Acting here is great all around, meaning that the story remains convincing despite the slight problems with the script. The character of Charlie serves as a great cause for conflict among the parents of the missing children and also raises complex questions, which is always good. The resolution, however, lacks the required big punch and raises the question "who exactly taught Charlie to shoot?" His kidnappers don't really seem stupid enough to *let* him know firearms, let alone teach him on how to use them, considering how clever they are otherwise portrayed to be. It would make sense that Charlie's general knowledge is not on a much higher level than when he was kidnapped.

The epilogue is harrowing, which makes amends for the faults, but overall, for every achievement in scriptwriting there seems to come a disappointment in return.
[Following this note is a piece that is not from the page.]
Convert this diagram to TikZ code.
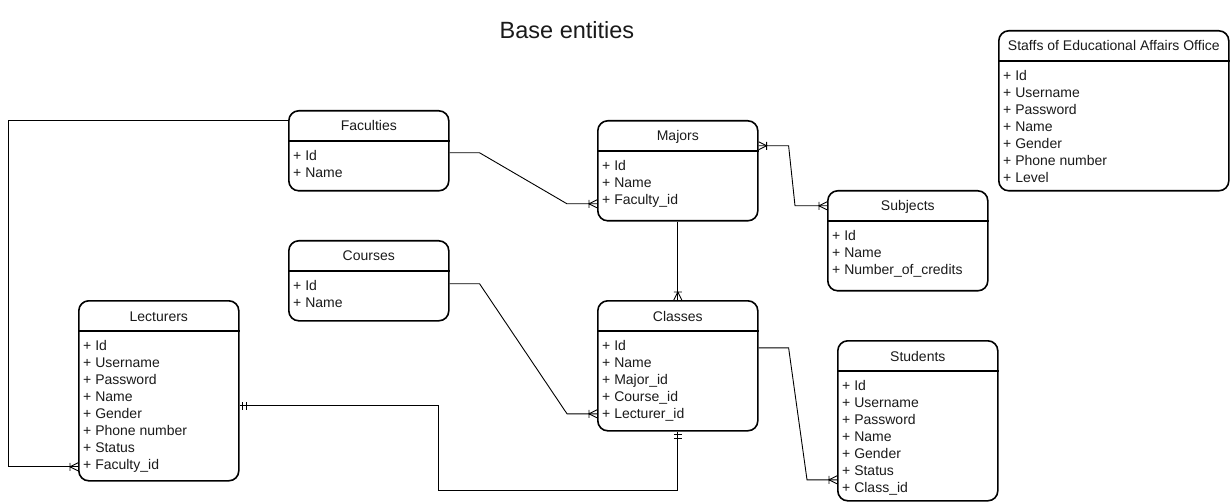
\documentclass[tikz,border=0pt]{standalone}
\usepackage{fontspec}
\setmainfont{Liberation Sans}
\definecolor{erInk}{HTML}{000000}
\definecolor{erText}{HTML}{1A1A1A}
\usetikzlibrary{calc,positioning,arrows.meta}

% crow's foot ends (one or many / exactly one)
\pgfdeclarearrow{
  name = ERmany,
  setup code = {
    \pgfarrowssettipend{0pt}
    \pgfarrowssetlineend{0pt}
    \pgfarrowssetbackend{-9pt}
    \pgfarrowssetvisualbackend{-9pt}
  },
  drawing code = {
    \pgfpathmoveto{\pgfqpoint{0pt}{4pt}}
    \pgfpathlineto{\pgfqpoint{-8pt}{0pt}}
    \pgfpathlineto{\pgfqpoint{0pt}{-4pt}}
    \pgfpathmoveto{\pgfqpoint{-8pt}{4pt}}
    \pgfpathlineto{\pgfqpoint{-8pt}{-4pt}}
    \pgfusepathqstroke
  }
}
\pgfdeclarearrow{
  name = ERone,
  setup code = {
    \pgfarrowssettipend{0pt}
    \pgfarrowssetlineend{0pt}
    \pgfarrowssetbackend{-8pt}
    \pgfarrowssetvisualbackend{-8pt}
  },
  drawing code = {
    \pgfpathmoveto{\pgfqpoint{-3pt}{4pt}}
    \pgfpathlineto{\pgfqpoint{-3pt}{-4pt}}
    \pgfpathmoveto{\pgfqpoint{-7pt}{4pt}}
    \pgfpathlineto{\pgfqpoint{-7pt}{-4pt}}
    \pgfusepathqstroke
  }
}
\newcommand{\entityrule}[1]{\draw[divider] ($(#1.north west)+(0,31)$) -- ($(#1.north east)+(0,31)$);}

\begin{document}
\begin{tikzpicture}[x=1pt, y=-1pt,
  entity/.style={draw=erInk, line width=1.6pt, rounded corners=10pt,
    anchor=north west, inner sep=0pt, minimum width=160pt},
  divider/.style={draw=erInk, line width=1.6pt},
  etitle/.style={anchor=base, text=erText, inner sep=0pt,
    font=\fontsize{14}{17}\selectfont},
  efields/.style={anchor=north west, align=left, text=erText, inner sep=0pt,
    font=\fontsize{14}{17}\selectfont},
  rel/.style={draw=erInk, line width=0.9pt}
]
  \useasboundingbox (0,0) rectangle (1230,502);

  \node[text=erText, font=\fontsize{23.5}{28}\selectfont] (title) at (567,30) {Base entities};

  % entities
  \node[entity, minimum height=80pt] (fac) at (288,110) {};
  \entityrule{fac}
  \node[etitle] (facT) at ($(fac.north)+(0,21)$) {Faculties};
  \node[efields] (facF) at ($(fac.north west)+(5,40)$) {+ Id\\+ Name};

  \node[entity, minimum height=80pt] (cou) at (288,240) {};
  \entityrule{cou}
  \node[etitle] (couT) at ($(cou.north)+(0,21)$) {Courses};
  \node[efields] (couF) at ($(cou.north west)+(5,40)$) {+ Id\\+ Name};

  \node[entity, minimum height=180pt] (lec) at (78,300) {};
  \entityrule{lec}
  \node[etitle] (lecT) at ($(lec.north)+(0,21)$) {Lecturers};
  \node[efields] (lecF) at ($(lec.north west)+(5,40)$) {+ Id\\+ Username\\+ Password\\+ Name\\+ Gender\\+ Phone number\\+ Status\\+ Faculty\_id};

  \node[entity, minimum height=100pt] (maj) at (597,120) {};
  \entityrule{maj}
  \node[etitle] (majT) at ($(maj.north)+(0,21)$) {Majors};
  \node[efields] (majF) at ($(maj.north west)+(5,40)$) {+ Id\\+ Name\\+ Faculty\_id};

  \node[entity, minimum height=130pt] (cla) at (597,300) {};
  \entityrule{cla}
  \node[etitle] (claT) at ($(cla.north)+(0,21)$) {Classes};
  \node[efields] (claF) at ($(cla.north west)+(5,40)$) {+ Id\\+ Name\\+ Major\_id\\+ Course\_id\\+ Lecturer\_id};

  \node[entity, minimum height=100pt] (sub) at (827,190) {};
  \entityrule{sub}
  \node[etitle] (subT) at ($(sub.north)+(0,21)$) {Subjects};
  \node[efields] (subF) at ($(sub.north west)+(5,40)$) {+ Id\\+ Name\\+ Number\_of\_credits};

  \node[entity, minimum height=160pt] (stu) at (837,340) {};
  \entityrule{stu}
  \node[etitle] (stuT) at ($(stu.north)+(0,21)$) {Students};
  \node[efields] (stuF) at ($(stu.north west)+(5,40)$) {+ Id\\+ Username\\+ Password\\+ Name\\+ Gender\\+ Status\\+ Class\_id};

  \node[entity, minimum width=230pt, minimum height=160pt] (sta) at (998,30) {};
  \entityrule{sta}
  \node[etitle] (staT) at ($(sta.north)+(0,21)$) {Staffs of Educational Affairs Office};
  \node[efields] (staF) at ($(sta.north west)+(5,40)$) {+ Id\\+ Username\\+ Password\\+ Name\\+ Gender\\+ Phone number\\+ Level};

  % relations
  \draw[rel, -ERmany] ([yshift=-2pt]fac.east) -- ++(30,0) -- ($(maj.west)+(-30,33)$) -- ($(maj.west)+(0,33)$);
  \draw[rel, -ERmany] ([yshift=-10pt]fac.north west) -- ++(-280,0) |- ($(lec.west)+(0,76)$);
  \draw[rel, ERmany-ERmany] ($(maj.east)+(0,-25)$) -- ++(30,0) -- ($(sub.west)+(-32,-35)$) -- ($(sub.west)+(0,-35)$);
  \draw[rel, -ERmany] (maj.south) -- (cla.north);
  \draw[rel, -ERmany] ($(cou.east)+(0,3)$) -- ++(30,0) -- ($(cla.west)+(-30,48)$) -- ($(cla.west)+(0,48)$);
  \draw[rel, -ERmany] ($(cla.east)+(0,-18)$) -- ++(30,0) -- ($(stu.west)+(-30,59)$) -- ($(stu.west)+(0,59)$);
  \draw[rel, ERone-ERone] ($(lec.east)+(0,15)$) -- ++(199,0) -- ++(0,85) -| (cla.south);
\end{tikzpicture}
\end{document}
And then there is the fact that the series seems to think 'continuity' means that mentioning that AJ now has a 1½ year old child is enough. Once you've established continuity instead of the good old Reset Button, the fact that Hotch moved on without barely a tear after his wife was executed by The Reaper becomes a *major* fault that, for as long as the series runs, will always hinder the series' plausibility, and hence, credibility. An 8/10 is as high as this can get, all problems considered. Sadly, this could have been even a 10/10.